>> Begin
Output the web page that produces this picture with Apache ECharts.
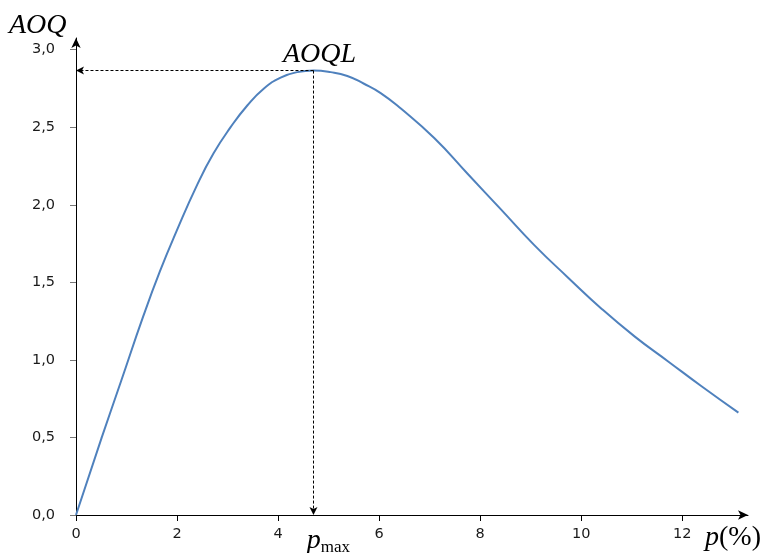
<!DOCTYPE html>
<html><head><meta charset="utf-8">
<script src="https://cdn.jsdelivr.net/npm/echarts@6/dist/echarts.min.js"></script>
<style>html,body{margin:0;padding:0;background:#fff}#c{width:767px;height:553px}</style>
</head><body><div id="c"></div>
<script>
const pValues = [0, 0.51, 0.90, 1.33, 1.66, 1.99, 2.40, 2.72, 3.06, 3.39, 3.72, 4.05, 4.38, 4.70, 5.04, 5.37, 5.70, 6.03, 6.43, 7.09, 7.75, 8.41, 9.07, 9.74, 10.40, 11.06, 11.72, 12.38, 13.11];
const aoqValues = [0, 0.50, 0.87, 1.28, 1.57, 1.83, 2.13, 2.33, 2.50, 2.64, 2.75, 2.82, 2.855, 2.865, 2.855, 2.83, 2.78, 2.72, 2.62, 2.43, 2.20, 1.97, 1.74, 1.53, 1.33, 1.15, 0.99, 0.83, 0.66];
const xTicks = [0, 2, 4, 6, 8, 10, 12];
const yTicks = [0, 0.5, 1.0, 1.5, 2.0, 2.5, 3.0];
const pMax = 4.70;
const aoql = 2.865;

const chart = echarts.init(document.getElementById('c'), null, {renderer: 'canvas'});
const serif = '"Liberation Serif", "DejaVu Serif", serif';
const lblFont = '"DejaVu Sans", Verdana, sans-serif';
chart.setOption({
  animation: false,
  backgroundColor: '#fff',
  grid: {left: 76, top: 38, right: 19, bottom: 38, containLabel: false},
  xAxis: {
    type: 'value', min: 0, max: 13.3,
    splitLine: {show: false},
    axisLine: {show: true, onZero: false, symbol: ['none', 'arrow'], symbolSize: [7, 10], lineStyle: {color: '#000', width: 1}},
    axisTick: {show: true, length: 6, customValues: xTicks, lineStyle: {color: '#000'}},
    axisLabel: {customValues: xTicks, margin: 12, color: '#1a1a1a', fontFamily: lblFont, fontSize: 14.5,
      formatter: v => String(v)}
  },
  yAxis: {
    type: 'value', min: 0, max: 3.075,
    splitLine: {show: false},
    axisLine: {show: true, onZero: false, symbol: ['none', 'arrow'], symbolSize: [7, 10], lineStyle: {color: '#000', width: 1}},
    axisTick: {show: true, length: 6, customValues: yTicks, lineStyle: {color: '#777'}},
    axisLabel: {customValues: yTicks, margin: 21, color: '#1a1a1a', fontFamily: lblFont, fontSize: 14.5,
      formatter: v => v.toFixed(1).replace('.', ',')}
  },
  series: [{
    type: 'line',
    data: pValues.map((p, i) => [p, aoqValues[i]]),
    showSymbol: false,
    smooth: 0.5,
    lineStyle: {color: '#4F81BD', width: 2},
    markLine: {
      silent: true,
      symbol: ['none', 'arrow'],
      symbolSize: [6, 8],
      label: {show: false},
      lineStyle: {color: '#000', type: [3, 2], width: 1},
      data: [
        [{coord: [pMax, aoql]}, {coord: [0, aoql]}],
        [{coord: [pMax, aoql]}, {coord: [pMax, 0]}]
      ]
    },
    markPoint: {
      silent: true,
      symbol: 'circle',
      symbolSize: 1,
      itemStyle: {color: 'rgba(0,0,0,0)'},
      data: [
        {coord: [pMax, aoql], label: {show: true, formatter: 'AOQL', position: 'top', offset: [6, 4],
          fontFamily: serif, fontStyle: 'italic', fontSize: 28, color: '#000'}},
        {coord: [pMax, 0], label: {show: true, formatter: '{a|p}{b|max}', position: 'bottom', offset: [15, 6],
          rich: {a: {fontFamily: serif, fontStyle: 'italic', fontSize: 28, color: '#000'},
                 b: {fontFamily: serif, fontSize: 17, color: '#000', verticalAlign: 'bottom', padding: [0,0,-2,0]}}}}
      ]
    }
  }],
  graphic: [
    {type: 'text', left: 9, top: 12, style: {text: 'AOQ', font: 'italic 28px "Liberation Serif", serif', fill: '#000'}},
    {type: 'text', left: 705, top: 524, style: {text: '{a|p}{b|(%)}',
      rich: {a: {font: 'italic 28px "Liberation Serif", serif', fill: '#000'},
             b: {font: '28px "Liberation Serif", serif', fill: '#000'}}}}
  ]
});
</script></body></html>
>> End
◆ **Exercise goal**
Write out again exactly the lines from the start of the data above through the line containing "const aoql = 2.865;", inclusive, excluding any pictures.

◆ **Solution for this problem**
Output the web page that produces this picture with Apache ECharts.
<!DOCTYPE html>
<html><head><meta charset="utf-8">
<script src="https://cdn.jsdelivr.net/npm/echarts@6/dist/echarts.min.js"></script>
<style>html,body{margin:0;padding:0;background:#fff}#c{width:767px;height:553px}</style>
</head><body><div id="c"></div>
<script>
const pValues = [0, 0.51, 0.90, 1.33, 1.66, 1.99, 2.40, 2.72, 3.06, 3.39, 3.72, 4.05, 4.38, 4.70, 5.04, 5.37, 5.70, 6.03, 6.43, 7.09, 7.75, 8.41, 9.07, 9.74, 10.40, 11.06, 11.72, 12.38, 13.11];
const aoqValues = [0, 0.50, 0.87, 1.28, 1.57, 1.83, 2.13, 2.33, 2.50, 2.64, 2.75, 2.82, 2.855, 2.865, 2.855, 2.83, 2.78, 2.72, 2.62, 2.43, 2.20, 1.97, 1.74, 1.53, 1.33, 1.15, 0.99, 0.83, 0.66];
const xTicks = [0, 2, 4, 6, 8, 10, 12];
const yTicks = [0, 0.5, 1.0, 1.5, 2.0, 2.5, 3.0];
const pMax = 4.70;
const aoql = 2.865;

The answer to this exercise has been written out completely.